Sub-prime loans "involve some of the worst frauds I've ever seen in the consumer market," Federal Trade Commission Chairman Robert Pitofsky recently told Business Week. "You have very vulnerable populations preyed upon by lenders whose goal is to foreclose."
Indeed, even people who are not in dire straits are being taken for a ride. Dollars and Sense magazine says that studies by both Freddie Mac and Standard & Poor indicate that 63% of sub-prime borrowers actually could qualify for conventional loans with much more favorable interest rates and closing costs.
There are legitimate lenders plying these waters. The industry typically deals with people who have bad credit histories.
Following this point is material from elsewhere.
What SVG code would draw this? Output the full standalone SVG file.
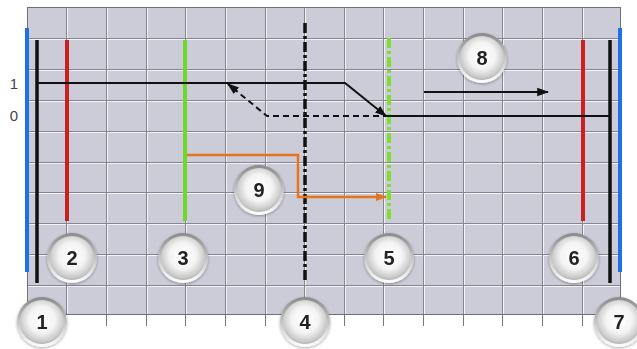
<svg xmlns="http://www.w3.org/2000/svg" width="637" height="349" viewBox="0 0 637 349">
<defs>
<style>
.gd{stroke:#85858f;stroke-width:1}
.gw{stroke:#f4f4f8;stroke-width:1}
.tick{stroke:#777;stroke-width:1}
.badge text{font-family:"Liberation Sans",Arial,sans-serif;font-weight:bold;font-size:20px;fill:#222;text-anchor:middle}
.lbl{font-family:"Liberation Sans",Arial,sans-serif;font-size:15px;fill:#444;text-anchor:middle}
</style>
<linearGradient id="rim" x1="0" y1="0" x2="0" y2="1">
<stop offset="0" stop-color="#8a8a8a"/>
<stop offset="1" stop-color="#ffffff"/>
</linearGradient>
<radialGradient id="pearl" cx="50%" cy="45%" r="60%">
<stop offset="0" stop-color="#ffffff"/>
<stop offset="0.5" stop-color="#f4f4f4"/>
<stop offset="0.82" stop-color="#cacaca"/>
<stop offset="1" stop-color="#9a9a9a"/>
</radialGradient>
<filter id="sh" x="-30%" y="-30%" width="160%" height="160%">
<feGaussianBlur in="SourceAlpha" stdDeviation="1.5"/>
<feOffset dx="0" dy="1" result="b"/>
<feComponentTransfer><feFuncA type="linear" slope="0.35"/></feComponentTransfer>
<feMerge><feMergeNode/><feMergeNode in="SourceGraphic"/></feMerge>
</filter>
<marker id="ah" viewBox="0 0 10 10" refX="9" refY="5" markerWidth="6" markerHeight="6" orient="auto" markerUnits="strokeWidth">
<path d="M0,1.5 L10,5 L0,8.5 Z" fill="#111"/>
</marker>
<marker id="aho" viewBox="0 0 10 10" refX="9" refY="5" markerWidth="4.5" markerHeight="4.5" orient="auto" markerUnits="strokeWidth">
<path d="M0,1.5 L10,5 L0,8.5 Z" fill="#e8731f"/>
</marker>
<g id="b">
<circle r="25" fill="url(#rim)"/>
<circle r="22" fill="url(#pearl)"/>
</g>
</defs>
<rect width="637" height="349" fill="#ffffff"/>
<g id="panel">
<rect x="27" y="7" width="594" height="308" fill="#cbccd7"/>
<g class="gw">
<path d="M67.5,7V315M107.5,7V315M147.5,7V315M186.5,7V315M226.5,7V315M266.5,7V315M305.5,7V315M345.5,7V315M384.5,7V315M424.5,7V315M464.5,7V315M503.5,7V315M543.5,7V315M583.5,7V315"/>
<path d="M27,39.5H621M27,70.5H621M27,101.5H621M27,132.5H621M27,163.5H621M27,193.5H621M27,224.5H621M27,255.5H621M27,286.5H621"/>
</g>
<g class="gd">
<path d="M66.5,7V315M106.5,7V315M146.5,7V315M185.5,7V315M225.5,7V315M265.5,7V315M304.5,7V315M344.5,7V315M383.5,7V315M423.5,7V315M463.5,7V315M502.5,7V315M542.5,7V315M582.5,7V315"/>
<path d="M27,38.5H621M27,69.5H621M27,100.5H621M27,131.5H621M27,162.5H621M27,192.5H621M27,223.5H621M27,254.5H621M27,285.5H621"/>
</g>
<rect x="27.5" y="7.5" width="593" height="307" fill="none" stroke="#6f6f78" stroke-width="1"/>
<g class="tick">
<path d="M106.5,315V326M146.5,315V326M185.5,315V326M225.5,315V326M265.5,315V326M344.5,315V326M383.5,315V326M423.5,315V326M463.5,315V326M502.5,315V326M542.5,315V326M582.5,315V326"/>
<path d="M27.5,290V315M620.5,290V315"/>
</g>
<text class="lbl" x="14" y="89">1</text>
<text class="lbl" x="14" y="121">0</text>
</g>
<g id="conductors">
<line x1="27" y1="28" x2="27" y2="272" stroke="#1f6fe6" stroke-width="4"/>
<line x1="620" y1="28" x2="620" y2="272" stroke="#1f6fe6" stroke-width="4"/>
<line x1="37" y1="40" x2="37" y2="283" stroke="#111" stroke-width="3.5"/>
<line x1="610" y1="40" x2="610" y2="283" stroke="#111" stroke-width="3.5"/>
<line x1="67" y1="40" x2="67" y2="221" stroke="#cc1f22" stroke-width="4"/>
<line x1="583" y1="40" x2="583" y2="221" stroke="#cc1f22" stroke-width="4"/>
<line x1="185" y1="40" x2="185" y2="221" stroke="#6fd92a" stroke-width="4"/>
<line x1="389" y1="38" x2="389" y2="221" stroke="#7ddf30" stroke-width="4" stroke-dasharray="10 3 3 3"/>
<line x1="305" y1="23" x2="305" y2="283" stroke="#111" stroke-width="3.5" stroke-dasharray="10 3 3 3"/>
</g>
<g id="connectors" fill="none">
<path d="M37,83H345L386,116" stroke="#111" stroke-width="2" marker-end="url(#ah)"/>
<path d="M389,116H610" stroke="#111" stroke-width="2"/>
<path d="M389,116H267L228,84" stroke="#111" stroke-width="2" stroke-dasharray="6 4" marker-end="url(#ah)"/>
<path d="M424,92H548" stroke="#111" stroke-width="2" marker-end="url(#ah)"/>
<path d="M187,155H298V197H386" stroke="#e8731f" stroke-width="2.5" marker-end="url(#aho)"/>
</g>
<g id="n1" class="badge" filter="url(#sh)"><use href="#b" x="42" y="322"/><text x="42" y="329">1</text></g>
<g id="n2" class="badge" filter="url(#sh)"><use href="#b" x="72" y="258"/><text x="72" y="265">2</text></g>
<g id="n3" class="badge" filter="url(#sh)"><use href="#b" x="183" y="258"/><text x="183" y="265">3</text></g>
<g id="n4" class="badge" filter="url(#sh)"><use href="#b" x="305" y="322"/><text x="305" y="329">4</text></g>
<g id="n5" class="badge" filter="url(#sh)"><use href="#b" x="389" y="258"/><text x="389" y="265">5</text></g>
<g id="n6" class="badge" filter="url(#sh)"><use href="#b" x="574" y="258"/><text x="574" y="265">6</text></g>
<g id="n7" class="badge" filter="url(#sh)"><use href="#b" x="619" y="322"/><text x="619" y="329">7</text></g>
<g id="n8" class="badge" filter="url(#sh)"><use href="#b" x="482" y="58"/><text x="482" y="65">8</text></g>
<g id="n9" class="badge" filter="url(#sh)"><use href="#b" x="259" y="190"/><text x="259" y="197">9</text></g>
</svg>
In return for taking the risk, it is certainly reasonable to expect lenders to charge higher-than-normal rates. It is clear, however, that for many lenders, the earnings far exceed the risks. Gouging is standard operating procedure.
The cushy profit margins have attracted the attention of Wall Street. Business Week reports that well-established firms, using subsidiaries with "quick" and "easy" names, are establishing check-cashing shops, payday advance stores and even title-loan businesses. Lehman Bros., Merrill Lynch, Bank of America and others also are venturing into sub-prime mortgage lending. The dollar amount of sub-prime loans handled by such firms last year -- $60 billion -- is up 20-fold from five years ago.
Time for an intervention
Ostensibly, they are classin' up the joint. Billy Webster, a former Clinton administration official, is a partner in a chain of 1,300 payday-advance stores called Advance America. "We're trying to professionalize this business, clean it up, change the way it works," he told Business Week.
Given the degree of abuse in the industry, though, it is unlikely that scruples suddenly will emerge from within. Congress and federal banking regulators should heed the warning of Greenspan and consumer advocates, and start rapping on those plate-glass windows.
Strict interest-rate caps, fee limits and a few shark barbecues are easy to justify and long overdue. It should not take the world's biggest conscience to craft reforms that will generate a healthy profit for financial institutions and provide a useful service to the poor.